A fixação da base de cálculo do IPTU, com dispensa do cumprimento do prazo nonagesimal previsto no artigo 150, III, c da CF, limita-se apenas ao aumento dessa base, mas exige-se lei formal, aceitando-se, contudo, caso a PGV reflita a realidade do mercado imobiliário, que a atualização monetária do IPTU seja objeto de decreto, desde que o aumento não ultrapasse o índice inflacionário, conforme dispõe a Súmula 160 do STJ. Ocorre que no lançamento do IPTU, além da base de cálculo, outros elementos que compõem a exação são afetados, a exemplo das alíquotas, que jamais poderão ser alteradas sem lei e ainda necessitam que a lei seja publicada no exercício anterior, respeitados os 90 dias, sob pena de violação aos princípios da legalidade, da anterioridade e da anterioridade nonagesimal (noventena).
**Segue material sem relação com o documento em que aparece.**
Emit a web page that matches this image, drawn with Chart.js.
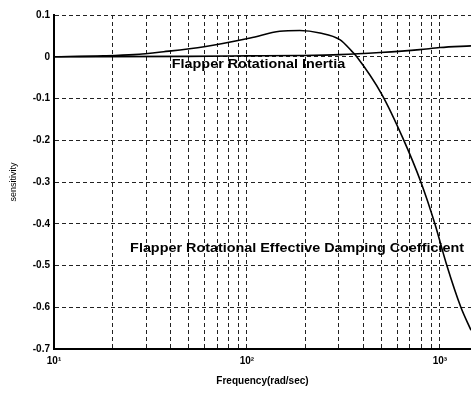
<!DOCTYPE html>
<html>
<head>
<meta charset="utf-8">
<script src="https://cdn.jsdelivr.net/npm/chart.js@4"></script>
<style>
  html, body { margin: 0; padding: 0; background: #fff; }
  #wrap { width: 471px; height: 393px; }
</style>
</head>
<body>
<div id="wrap"><canvas id="chart" width="471" height="393"></canvas></div>
<script>
// frequency (rad/sec) and sensitivity for each parameter
const dampingFreq = [10, 18, 26, 37, 60, 104, 148, 188, 239, 303, 350, 371, 500, 643, 797, 942, 1087, 1285, 1450];
const dampingSens = [0.0, 0.002, 0.005, 0.012, 0.024, 0.045, 0.061, 0.063, 0.057, 0.041, 0.013, 0.0, -0.09, -0.195, -0.30, -0.40, -0.50, -0.60, -0.655];

const inertiaFreq = [10, 50, 100, 188, 303, 489, 787, 1000, 1450];
const inertiaSens = [0.0, 0.001, 0.002, 0.003, 0.005, 0.010, 0.017, 0.022, 0.026];

const yTicks = [0.1, 0, -0.1, -0.2, -0.3, -0.4, -0.5, -0.6, -0.7];
const xLabels = { 10: '10\u00b9', 100: '10\u00b2', 1000: '10\u00b3' };

const curveLabels = [
  { text: 'Flapper Rotational Inertia', f: 40.8, v: -0.018 },
  { text: 'Flapper Rotational Effective Damping Coefficient', f: 24.8, v: -0.46 }
];

const pairs = (xs, ys) => xs.map((x, i) => ({ x: x, y: ys[i] }));

// curve names written inside the plot, slightly stretched sideways
const curveText = {
  id: 'curveText',
  afterDatasetsDraw(chart) {
    const { ctx, scales: { x, y } } = chart;
    ctx.save();
    ctx.font = 'bold 12.5px "Liberation Sans", Arial, sans-serif';
    ctx.fillStyle = '#000';
    ctx.textBaseline = 'middle';
    ctx.textAlign = 'left';
    curveLabels.forEach(l => {
      const px = x.getPixelForValue(l.f);
      const py = y.getPixelForValue(l.v);
      ctx.save();
      ctx.translate(px, py);
      ctx.scale(1.15, 1);
      ctx.fillText(l.text, 0, 0);
      ctx.restore();
    });
    ctx.restore();
  }
};

const line = {
  borderColor: '#000',
  borderWidth: 1.6,
  pointRadius: 0,
  fill: false,
  cubicInterpolationMode: 'monotone'
};

new Chart(document.getElementById('chart'), {
  type: 'line',
  data: {
    datasets: [
      Object.assign({ label: 'Flapper Rotational Effective Damping Coefficient', data: pairs(dampingFreq, dampingSens) }, line),
      Object.assign({ label: 'Flapper Rotational Inertia', data: pairs(inertiaFreq, inertiaSens) }, line)
    ]
  },
  options: {
    responsive: false,
    animation: false,
    layout: { padding: { top: 15, right: 0, left: 0, bottom: 0 } },
    plugins: { legend: { display: false }, tooltip: { enabled: false } },
    scales: {
      x: {
        type: 'logarithmic',
        min: 10,
        max: 1450,
        afterFit: s => { s.height = 44; },
        afterBuildTicks: s => {
          const t = [];
          for (const d of [10, 100]) {
            for (let k = 1; k < 10; k++) t.push({ value: d * k });
          }
          t.push({ value: 1000 });
          s.ticks = t;
        },
        ticks: {
          autoSkip: false,
          maxRotation: 0,
          padding: 6,
          color: '#000',
          font: { family: '"Liberation Sans", Arial', size: 10, weight: 'bold' },
          callback: v => xLabels[v] || ''
        },
        grid: { color: '#222', lineWidth: 1, drawTicks: false },
        border: { display: true, color: '#000', width: 2, dash: [4, 3] },
        title: {
          display: true,
          text: 'Frequency(rad/sec)',
          color: '#000',
          padding: { top: 0, bottom: 6 },
          font: { family: '"Liberation Sans", Arial', size: 10, weight: 'bold' }
        }
      },
      y: {
        min: -0.7,
        max: 0.1,
        afterFit: s => { s.width = 54; },
        afterBuildTicks: s => { s.ticks = yTicks.map(v => ({ value: v })); },
        ticks: {
          padding: 4,
          color: '#000',
          font: { family: '"Liberation Sans", Arial', size: 10, weight: 'bold' },
          callback: v => String(Math.round(v * 10) / 10)
        },
        grid: { color: '#222', lineWidth: 1, drawTicks: false },
        border: { display: true, color: '#000', width: 2, dash: [4, 3] },
        title: {
          display: true,
          text: 'sensitivity',
          color: '#000',
          padding: { top: 8, bottom: 0 },
          font: { family: '"Liberation Sans", Arial', size: 9 }
        }
      }
    }
  },
  plugins: [curveText]
});
</script>
</body>
</html>
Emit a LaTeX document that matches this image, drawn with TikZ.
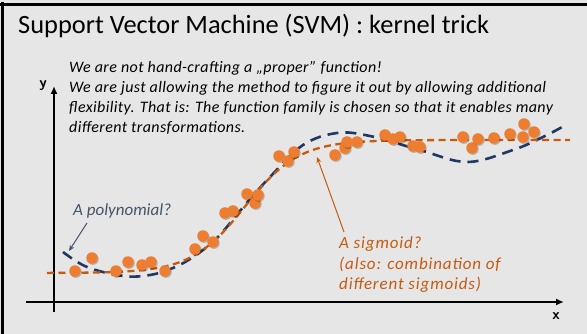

A CF pode até permitir que se promova alteração na fixação da base de cálculo do tributo por lei, depois de outubro, mas impede que as alíquotas sejam modificadas após 30 de setembro, e como uma majoração da base de cálculo implicaria numa mudança de faixa na tabela de receita do IPTU, haveria aumento de alíquotas também, já que elas, pela Lei 8.464/13, são definidas de acordo com o valor venal de cada imóvel. Coube ao art. 1º da Lei 8.621/14 limitar as travas dos exercícios de 2015, 2016 e 2017, ao art. 1º da Lei 9.279/17 dispor sobre as travas de 2018, ao art. 28 da Lei 9.548/2020 impor limites a partir do exercício de 2019 e até o de 2021 e a Lei 9.601/21 determinar as travas de 2022. Conclui-se, portanto, que o discurso de que não haverá mudança no imposto em 2023 não pode ser levado em consideração, uma vez que a própria lei de Salvador, hoje em vigor, dispondo sobre as travas, não sofreu nenhuma limitação até agora, como ocorreu nos anos anteriores. Além disso, o compromisso tão propagado de não aumentar tributos não tem sido cumprido pela gestão municipal.